La postura oficial de informar respecto de cada paso en torno del caso de los 43 normalistas desparecidos, más que frenar o atemperar el clima violento lo alimenta. La frase de Murillo Karam (“ya me cansé”) dicha al final de la conferencia de prensa, en la que informó del estado de las investigaciones, infortunadamente se asumió como el hartazgo de la autoridad federal acerca del asunto de Ayotzinapa, alimentó la indignación popular y la perversa pretensión de incendiar al país.

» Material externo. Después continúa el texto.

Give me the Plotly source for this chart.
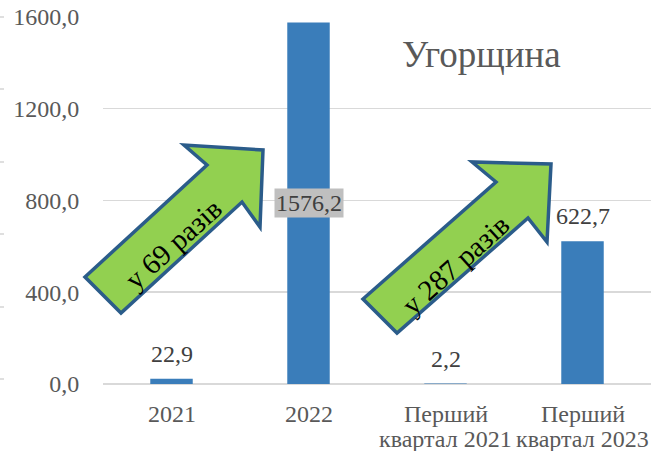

Tienen razón quienes sospechan y acusan que desde el gobierno federal se alimentan los actos violentos; incluso que se han infiltrado jóvenes militares en los actos vandálicos. Pero, si en la oficina principal de Los Pinos hay decisión de frenar esta escalada, bien se hará en utilizar estos sistemas de inteligencia –del Cisen y de las secretarías de la Defensa Nacional y de Marina—para indagar de dónde viene el fuego amigo que pretende incendiar al país. Es una decisión de extrema urgencia.

Y es que, no es gratuito que a la demanda de que aparezcan con vida los 43 normalistas, se sume la exigencia de renuncia del presidente Peña Nieto, del procurador Murillo Karam y hasta de todos los diputados y senadores.

¿Y quién para sustituir a Enrique Peña Nieto? No, no nos engañemos con las frases lapidarias ni los actos violentos que se han trepado, vía dizque indignados ciudadanos y anarquistas, a un movimiento válido y de innegable respaldo social, como es el caso Ayotzinapa.

Por eso, personajes como José Alcaraz, vocero de la “Caravana 43×43”, quien no es nuevo en estas movilizaciones, debe evitar sumarse a esas corrientes que buscan incendiar al país. Porque, eso de advertir en el Zócalo de la Ciudad de México: “No nos obliguen a usar la violencia, nos deben de garantizar la seguridad y cumplir con su responsabilidad constitucional mandatada por el país”, como mensaje al gobierno federal, más que abonar a favor del movimiento lo involucra en esa corriente de vándalos que, horas antes, habían pretendido ingresar a Palacio Nacional. Conste.